I'm a newspaper book columnist -- was an English major! -- and yet shamefully realized last summer at age 31 that'd I'd never read "Anna Karenina."
Shameful, I knew.
This book was an Oprah pick. This book was being adapted for a Keira Knighley film, Chrissakes.
And so I set out to read it. And I read it. And it blew my mind.
Many books mean something. Few books mean everything.
And Tolstoy's "Anna Karenina" falls into the latter category.
I read it for the second time this summer, and yet again, ol' Leo knocked me to my knees with his genius. It's one of those books I could read every summer and pick up new lines, new meaning, each time.
Tolstoy was honored with his own Google screen Tuesday in honor of his 186th birthday -- he was born Sept. 9, 1828 -- and I got to thinking about Anna.
The novel is so much more than a story about the love affair between two Russian aristocrats --it's about an unhappy wife's internal struggle with the guilt of leaving her family for her lover.
It waxes poetic on Nature and weaves deep philosophic conversations about politics, the meaning of life, the faults of organized religion.
It's about Meta topics like Christianity, Truth, War, Peace, Human Nature, Society, Communism, Happiness, Loneliness, the Human Condition.
That Tolstoy was able to pack so much meaning on so many different subjects into a single story is more than brilliant -- it's almost unbelievable.
On top of that, he's able to fully flesh out the dozen main characters into three-dimensional, fully-developed people that we come to know and care for; we see their strengths and weaknesses, every foible, every nuance of their personalities.

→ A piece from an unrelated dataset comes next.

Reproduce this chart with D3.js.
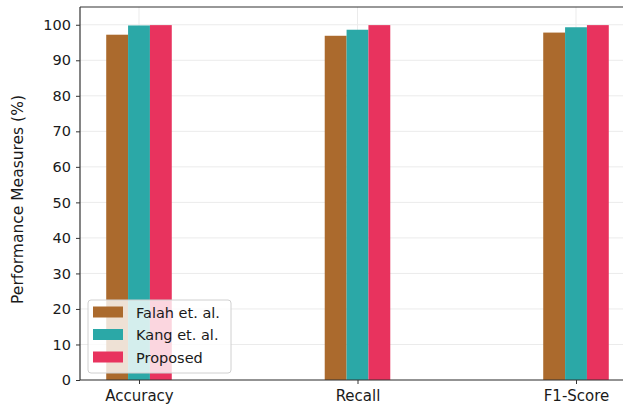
<!DOCTYPE html>
<html>
<head>
<meta charset="utf-8">
<script src="https://cdn.jsdelivr.net/npm/d3@7"></script>
<style>
  html, body { margin: 0; padding: 0; background: #fff; }
  svg { display: block; font-family: "DejaVu Sans", sans-serif; }
</style>
</head>
<body>
<svg id="chart" width="623" height="408"></svg>
<script>
// Metrics on the x axis
const categories = ["Accuracy", "Recall", "F1-Score"];
// Series names (legend order)
const seriesNames = ["Falah et. al.", "Kang et. al.", "Proposed"];
// Values per series, one per metric (%)
const falahValues = [97.2, 96.9, 97.8];
const kangValues = [99.8, 98.6, 99.3];
const proposedValues = [99.9, 99.9, 99.9];
// Y tick labels
const yTicks = [0, 10, 20, 30, 40, 50, 60, 70, 80, 90, 100];

const seriesValues = [falahValues, kangValues, proposedValues];
const colors = ["#ab6a2d", "#2ba8a7", "#e8335e"];

const svg = d3.select("#chart");
const margin = { left: 80, top: 7, bottom: 380 };
const plotRight = 635; // plot continues past the right edge of the canvas

// Linear positions: category i at i, bars of width 0.1 each
const x = d3.scaleLinear().domain([-0.27, 2.27]).range([margin.left, plotRight]);
const y = d3.scaleLinear().domain([0, 105]).range([margin.bottom, margin.top]);
const barW = 0.1;

const g = svg.append("g");

// Grid
g.append("g").selectAll("line.hg").data(yTicks).join("line")
  .attr("x1", margin.left).attr("x2", plotRight)
  .attr("y1", d => y(d)).attr("y2", d => y(d))
  .attr("stroke", "#ebebeb").attr("stroke-width", 1);
g.append("g").selectAll("line.vg").data(categories).join("line")
  .attr("x1", (d, i) => x(i)).attr("x2", (d, i) => x(i))
  .attr("y1", margin.top).attr("y2", margin.bottom)
  .attr("stroke", "#ebebeb").attr("stroke-width", 1);

// Bars
seriesValues.forEach((vals, s) => {
  g.append("g").selectAll("rect").data(vals).join("rect")
    .attr("x", (d, i) => x(i + (s - 1) * barW - barW / 2))
    .attr("width", x(barW) - x(0))
    .attr("y", d => y(d))
    .attr("height", d => y(0) - y(d))
    .attr("fill", colors[s]);
});

// Axes
const yAxis = d3.axisLeft(y).tickValues(yTicks).tickSize(4).tickPadding(5);
const yg = svg.append("g").attr("transform", `translate(${margin.left},0)`).call(yAxis);
yg.select(".domain").attr("d", `M0,${margin.top}V${margin.bottom}`).attr("stroke", "#333").attr("stroke-width", 1.2);
yg.selectAll(".tick line").attr("stroke", "#333");
yg.selectAll(".tick text").attr("font-size", 14.5).attr("fill", "#1a1a1a").attr("font-family", "DejaVu Sans, sans-serif");

const xAxis = d3.axisBottom(x).tickValues([0, 1, 2]).tickFormat(i => categories[i]).tickSize(4).tickPadding(6);
const xg = svg.append("g").attr("transform", `translate(0,${margin.bottom})`).call(xAxis);
xg.select(".domain").attr("d", `M${margin.left},0H${plotRight}`).attr("stroke", "#333").attr("stroke-width", 1.2);
xg.selectAll(".tick line").attr("stroke", "#333");
xg.selectAll(".tick text").attr("font-size", 15).attr("fill", "#1a1a1a").attr("font-family", "DejaVu Sans, sans-serif");

// Top spine
svg.append("line").attr("x1", margin.left).attr("x2", plotRight)
  .attr("y1", margin.top).attr("y2", margin.top)
  .attr("stroke", "#333").attr("stroke-width", 1.2);

// Y axis title
svg.append("text")
  .attr("transform", `translate(23,${(margin.top + margin.bottom) / 2 + 6}) rotate(-90)`)
  .attr("text-anchor", "middle")
  .attr("font-size", 15.5).attr("fill", "#1a1a1a")
  .text("Performance Measures (%)");

// Legend
const leg = svg.append("g").attr("transform", "translate(88,300)");
leg.append("rect").attr("width", 143).attr("height", 73).attr("rx", 3)
  .attr("fill", "rgba(255,255,255,0.8)").attr("stroke", "#d0d0d0");
seriesNames.forEach((name, s) => {
  const row = leg.append("g").attr("transform", `translate(5,${12 + s * 22.5})`);
  row.append("rect").attr("x", 0).attr("y", -5.5).attr("width", 30).attr("height", 11).attr("fill", colors[s]);
  row.append("text").attr("x", 43).attr("y", 5.5).attr("font-size", 14.5).attr("fill", "#1a1a1a").text(name);
});
</script>
</body>
</html>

We live with these people -- I call them people because they feel to be more than characters -- we care for them; we relate to them; we begin to see them we can almost hear them talk and breathe.
Tolstoy spends only about half the novel on Anna's story -- the other half is devoted to Levin, a farmer struggling to find God and Meaning in his life and considered to serve as the alter ego of Count Lev "Leo" Nikolayevich Tolstoy himself.

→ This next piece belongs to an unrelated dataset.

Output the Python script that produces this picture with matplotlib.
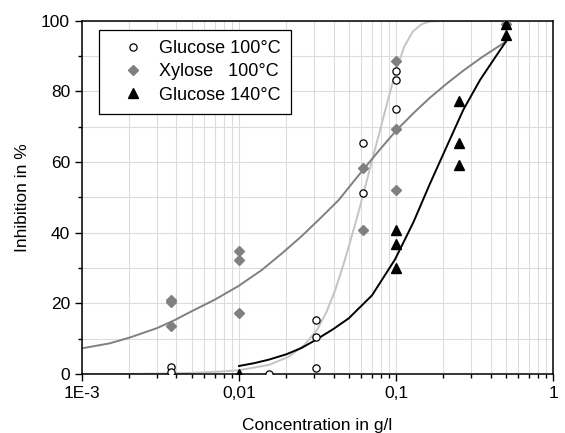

When Tolstoy was writing "Anna" in the 1870s, he was also going through an existential crisis and spiritual awakening, exactly like Levin's. He writes about Levin: "The question was summed up for him thus: 'If I do not accept the answers Christianity gives to the problems of my life, what answers do I accept?'"
There is a profound quote for almost any topic; as I read, my pen flew, underlining everywhere.
Even if you haven't read the book, you've almost certainly heard its famous first line: "All happy families are alike; each unhappy family is unhappy in its own way."
I'll share here a few of my underlined passages:
"He stepped down, avoiding any long look at her as one avoids long looks at the sun, but seeing her as one sees the sun, without looking." "These joys were so trifling as to be as imperceptible as grains of gold among the sand, and in moments of depression she saw nothing but the sand; yet there were brighter moments when she felt nothing but joy, saw nothing but the gold." "I'm like a starving man who has been given food. Maybe he's cold, and his clothes are torn, and he's ashamed, but he's not unhappy."
And my favorite:
"It all happened at the same time: a little boy ran over to a pigeon, glancing over at Levin with a smile; the pigeon flapped its wings and fluttered, gleaming in the sunshine among the snowdust quivering in the air, while the smell of freshly baked bread was wafted out of a little window as the loaves were put out. All this together was so extraordinarily wonderful that Levin burst out laughing and crying for joy."
A version of this story ran in my BookLovers column.